Emprendedores y cualificados

Pero la decisión de emigrar en Senegal es un fenómeno complejo que va más allá de la mera subsistencia. Los sueños de las personas no son una ciencia exacta. El modelo denominado ‘Push-Pull’ (empuje-tracción), que contempla la pobreza como la principal causa de migración masiva en África, “resulta inconsistente con la evidencia de que los emigrantes que llegan hasta nuestras costas no son, en general, los más pobres”, explica el profesor José Ignacio Urquijo, en el artículo ‘Causas de la emigración subsahariana’, donde expone que, por lo general, la salida “responde a una elección consciente tomada para mejorar su perspectiva individual y la de su comunidad”.

Y los que se van son muchas veces los que más hacen falta para el desarrollo interno. Por ejemplo, entre 2007 y 2008, tres de cada cuatro inmigrantes que llegaron a España en cayuco desde Senegal y Mauritania contaban con un nivel medio de estudios y más del 75% superior a la enseñanza básica, según datos de Cruz Roja. “Graduados que desean emprender e independientes: lo que no se dice de los migrantes”, titulaba recientemente la revista francesa ‘Humanité’, en relación a los jóvenes que llegan a Calais -un 21% con estudios universitarios y un 35% con estudios medios, según una encuesta de Cáritas Francia-. En el mundo, la OCDE estima que el número de graduados universitarios migrantes creció un 70% durante la pasada década.

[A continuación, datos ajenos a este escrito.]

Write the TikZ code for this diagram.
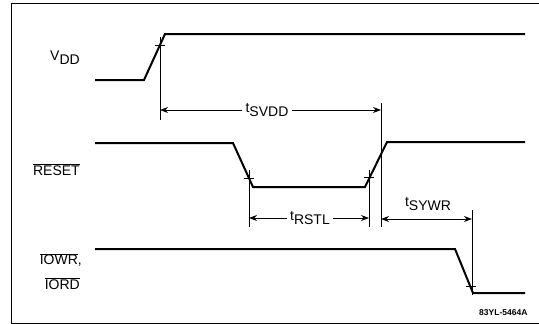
\documentclass[tikz,border=0pt]{standalone}
\usepackage{fontspec}
\setmainfont{Liberation Sans}
\usetikzlibrary{arrows.meta}
\tikzset{
  sig/.style={line width=2pt, line join=miter},
  dim/.style={line width=1pt},
  arr/.style={dim, -{Stealth[length=8pt,width=6pt]}},
  lbl/.style={inner sep=0pt, font=\fontsize{14}{16}\selectfont},
  frame/.style={line width=0.8pt}
}
\newcommand{\ovl}[1]{$\overline{\mbox{#1}}$}
\begin{document}
\begin{tikzpicture}[x=1pt,y=-1pt]
\useasboundingbox (0,0) rectangle (539,324);
% frame
\draw[frame] (11,324) -- (11,3) -- (545,3);
\draw[frame] (11,323) -- (545,323);

% VDD waveform
\coordinate (v0) at (95,80);
\coordinate (v1) at (144,80);
\coordinate (v2) at (165,34);
\coordinate (v3) at (525,34);
\draw[sig] (v0) -- (v1) -- (v2) -- (v3);

% RESET waveform
\coordinate (r0) at (95,143);
\coordinate (r1) at (233,143);
\coordinate (r2) at (253,187);
\coordinate (r3) at (365,187);
\coordinate (r4) at (387,142);
\coordinate (r5) at (525,142);
\draw[sig] (r0) -- (r1) -- (r2) -- (r3) -- (r4) -- (r5);

% IOWR waveform
\coordinate (w0) at (95,249);
\coordinate (w1) at (455,249);
\coordinate (w2) at (473,293);
\coordinate (w3) at (525,293);
\draw[sig] (w0) -- (w1) -- (w2) -- (w3);

% signal labels
\node[lbl, anchor=east] (lvdd) at (80,58) {V\raisebox{-4pt}{DD}};
\node[lbl, anchor=east] (lres) at (80,170) {\ovl{RESET}};
\node[lbl, anchor=east] (liow) at (82,260) {\ovl{IOWR},};
\node[lbl, anchor=east] (lior) at (80,284) {\ovl{IORD}};

% reference lines
\coordinate (a1) at (160,37);  \coordinate (a2) at (160,120);
\coordinate (b1) at (381,103); \coordinate (b2) at (381,227);
\coordinate (c1) at (249,170); \coordinate (c2) at (249,227);
\coordinate (d1) at (369,170); \coordinate (d2) at (369,227);
\coordinate (e1) at (472,210); \coordinate (e2) at (472,295);
\foreach \p in {a,b,c,d,e} \draw[dim] (\p1) -- (\p2);

% ticks
\coordinate (ta) at (160,45);
\coordinate (tc) at (249,178);
\coordinate (td) at (369,177);
\coordinate (te) at (471,286);
\foreach \t in {ta,tc,td,te} \draw[dim] ([xshift=-5pt]\t) -- ([xshift=5pt]\t);

% t_SVDD
\node[lbl] (tsvdd) at (267,110) {\raisebox{4pt}{t}SVDD};
\coordinate (s1) at (160,110);
\coordinate (s2) at (381,110);
\draw[arr] (tsvdd.west) ++(-3,0) -- (s1);
\draw[arr] (tsvdd.east) ++(3,0) -- (s2);

% t_RSTL
\node[lbl] (trstl) at (310,218) {\raisebox{4pt}{t}RSTL};
\coordinate (q1) at (249,218);
\coordinate (q2) at (369,218);
\draw[arr] (trstl.west) ++(-3,0) -- (q1);
\draw[arr] (trstl.east) ++(3,0) -- (q2);

% t_SYWR
\node[lbl] (tsywr) at (428,204) {\raisebox{4pt}{t}SYWR};
\coordinate (y1) at (381,219);
\coordinate (y2) at (472,219);
\draw[dim, {Stealth[length=8pt,width=6pt]}-{Stealth[length=8pt,width=6pt]}] (y1) -- (y2);

% figure code
\node[inner sep=0pt, anchor=west, font=\fontsize{8.5}{10}\selectfont\bfseries] (code) at (479,313) {83YL-5464A};
\end{tikzpicture}
\end{document}
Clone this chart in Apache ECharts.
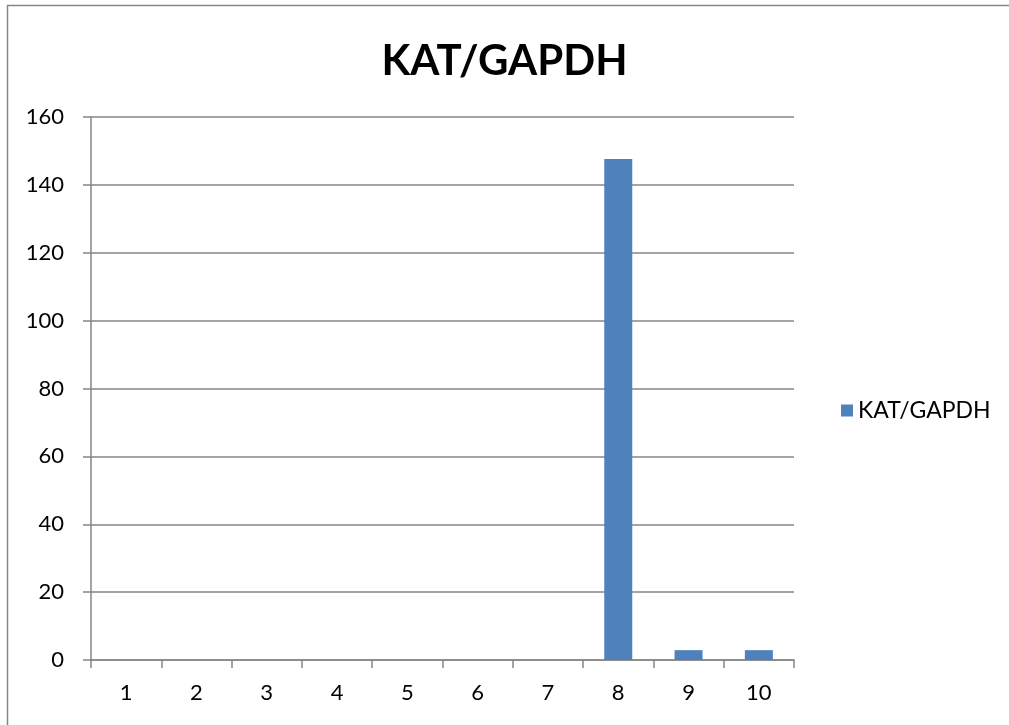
<!DOCTYPE html>
<html>
<head>
<meta charset="utf-8">
<script src="https://cdn.jsdelivr.net/npm/echarts@6/dist/echarts.min.js"></script>
<style>
  html, body { margin: 0; padding: 0; background: #fff; }
  #chart { width: 1009px; height: 725px; }
</style>
</head>
<body>
<div id="chart"></div>
<script>
let categories = ['1', '2', '3', '4', '5', '6', '7', '8', '9', '10']
let katValues = [0, 0, 0, 0, 0, 0, 0, 147.6, 2.9, 2.9]
let yTicks = [0, 20, 40, 60, 80, 100, 120, 140, 160]

let font = 'Lato, "Liberation Sans", sans-serif'
let gray = '#868686'

let option = {
  backgroundColor: '#fff',
  animation: false,
  // chart frame
  graphic: [{
    type: 'rect',
    shape: { x: 7.5, y: 5.5, width: 1010, height: 730 },
    style: { fill: 'none', stroke: gray, lineWidth: 1.5 },
    silent: true
  }],
  title: {
    text: 'KAT/GAPDH',
    left: 'center',
    top: 35,
    textStyle: { fontFamily: font, fontSize: 42, fontWeight: 'bold', color: '#000' }
  },
  legend: {
    data: ['KAT/GAPDH'],
    orient: 'vertical',
    left: 836,
    top: 394,
    itemWidth: 12,
    itemHeight: 12,
    itemGap: 8,
    icon: 'rect',
    textStyle: { fontFamily: font, fontSize: 23, color: '#000' }
  },
  grid: { left: 91, right: 215, top: 117, bottom: 65 },
  xAxis: {
    type: 'category',
    data: categories,
    axisLine: { lineStyle: { color: gray, width: 1.5 } },
    axisTick: { show: true, length: 8, lineStyle: { color: gray, width: 1.5 } },
    axisLabel: { fontFamily: font, fontSize: 22, color: '#000', margin: 22 }
  },
  yAxis: {
    type: 'value',
    min: yTicks[0],
    max: yTicks[yTicks.length - 1],
    interval: 20,
    axisLine: { show: true, lineStyle: { color: gray, width: 1.5 } },
    axisTick: { show: true, length: 8, lineStyle: { color: gray, width: 1.5 } },
    splitLine: { lineStyle: { color: gray, width: 1.5 } },
    axisLabel: { fontFamily: font, fontSize: 22, color: '#000', margin: 27 }
  },
  series: [{
    name: 'KAT/GAPDH',
    type: 'bar',
    data: katValues,
    barWidth: 28,
    itemStyle: { color: '#4f81bd' }
  }]
}

let myChart = echarts.init(document.getElementById('chart'), null, { renderer: 'canvas' })
myChart.setOption(option)
</script>
</body>
</html>
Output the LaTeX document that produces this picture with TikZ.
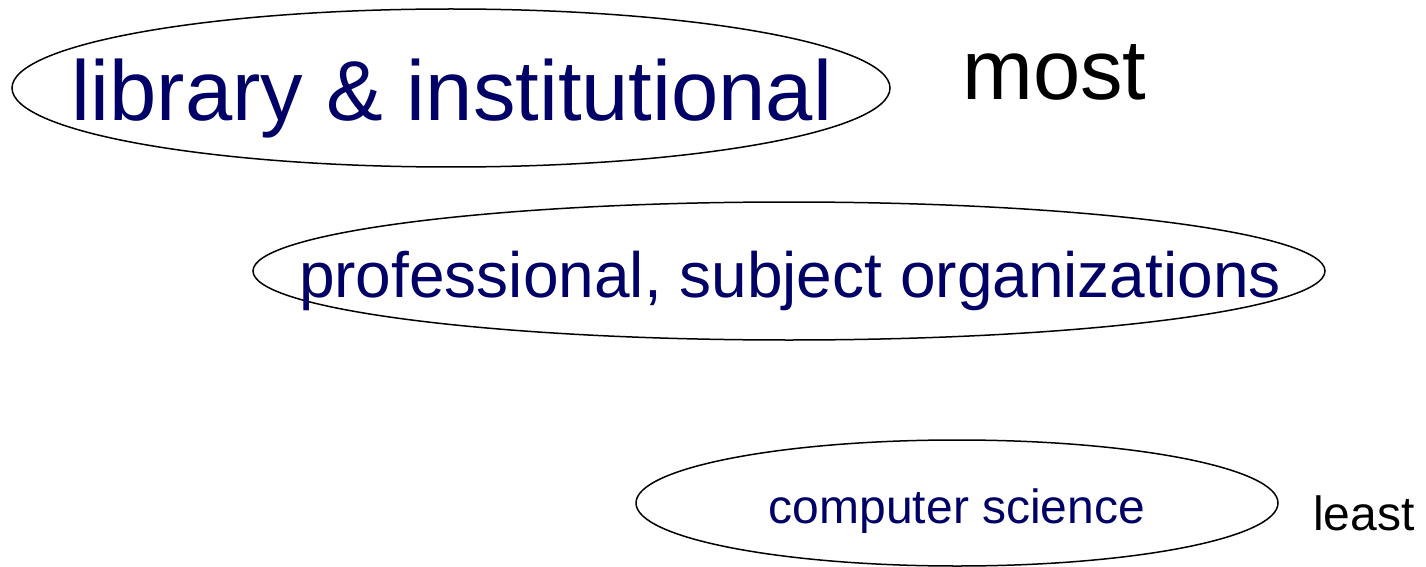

Pensionista y a Senegal, en Bla Bla Car

El trayecto de José es el mismo que Dia y Ka hicieron de regreso a casa (España-Senegal), solo que él es español y está jubilado. Apoyado en la barra de un bar de Joal Fadiouth, frente a un póster del Che Guevara y un gran calendario con la imagen de Jesucristo, bromea divertido con que ha vuelto a la infancia: “A los pantalones cortos y a las cabras por la calle”. Viste camiseta blanca y bermudas. A Senegal le llevó la necesidad. “No me llegaba la pensión y hubo meses que tuve que pedirle dinero a mi hermana”, argumenta. Pensó que en África o en Sudamérica la vida sería más barata. Le da miedo el avión y por eso, se decantó por Senegal. Cuenta, como si nada, que viajó a Dakar a través de Bla Bla Car, con “un senegalés muy simpático que venía de Paris”. Tardaron diez días porque el chico vendía y recogía mercancía por el camino. Siete meses después, vive en una gran casa frente a la playa, está aprendiendo francés y chapurrea el ‘wolof’. “Ya ves, a mi jubilación, a empezar de cero”, cuestiona.

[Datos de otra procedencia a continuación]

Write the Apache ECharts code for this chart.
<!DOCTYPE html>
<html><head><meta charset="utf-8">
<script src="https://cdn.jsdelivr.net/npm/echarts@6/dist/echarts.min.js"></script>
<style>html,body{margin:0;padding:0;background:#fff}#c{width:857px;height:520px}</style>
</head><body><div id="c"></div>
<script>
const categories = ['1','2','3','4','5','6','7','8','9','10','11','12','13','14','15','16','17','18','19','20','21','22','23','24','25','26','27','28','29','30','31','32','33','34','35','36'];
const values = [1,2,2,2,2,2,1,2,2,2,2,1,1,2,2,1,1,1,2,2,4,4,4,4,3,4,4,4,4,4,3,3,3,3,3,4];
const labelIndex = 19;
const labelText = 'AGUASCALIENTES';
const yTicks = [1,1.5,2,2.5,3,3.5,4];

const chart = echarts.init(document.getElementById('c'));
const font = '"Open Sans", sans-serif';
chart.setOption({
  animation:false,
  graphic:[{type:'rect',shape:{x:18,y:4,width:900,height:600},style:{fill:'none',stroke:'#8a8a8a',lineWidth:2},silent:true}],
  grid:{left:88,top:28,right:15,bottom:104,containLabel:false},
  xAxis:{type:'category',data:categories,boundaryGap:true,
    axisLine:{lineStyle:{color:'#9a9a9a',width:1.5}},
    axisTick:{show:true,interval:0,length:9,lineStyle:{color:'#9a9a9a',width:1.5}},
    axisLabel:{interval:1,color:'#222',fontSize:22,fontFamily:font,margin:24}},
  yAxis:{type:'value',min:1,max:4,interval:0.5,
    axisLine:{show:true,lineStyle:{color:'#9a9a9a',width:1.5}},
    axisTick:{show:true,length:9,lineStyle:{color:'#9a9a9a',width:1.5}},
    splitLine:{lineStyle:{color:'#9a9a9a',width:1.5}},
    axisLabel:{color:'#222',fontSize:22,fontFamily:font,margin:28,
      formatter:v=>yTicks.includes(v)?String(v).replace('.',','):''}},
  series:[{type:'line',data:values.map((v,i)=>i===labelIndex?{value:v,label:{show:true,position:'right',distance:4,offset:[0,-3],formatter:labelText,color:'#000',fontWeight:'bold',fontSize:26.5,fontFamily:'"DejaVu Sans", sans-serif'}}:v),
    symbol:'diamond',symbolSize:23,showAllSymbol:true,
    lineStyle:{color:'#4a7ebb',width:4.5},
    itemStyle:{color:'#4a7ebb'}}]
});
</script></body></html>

En 2014, hubo más extranjeros que se fueron de España (330.559 personas) que los que llegaron (265.757), según los últimos datos del INE. Y emigraron 78.785 españoles, de los cuales 50.249 eran nacidos en España.

Lo dejaron todo; arriesgaron su vida en el mar; se sintieron solos; trabajaron en todo y muchas veces en nada y, una década después, regresan a casa. Viajamos a Senegal para conocer cómo comienzan, de nuevo, los que buscaron una vida mejor en España: “A tus padres no les puedes contar ‘mamá, duermo en la calle y no he comido hoy”. Son los viajes invisibles de quienes ya no son ni de aquí ni de allí.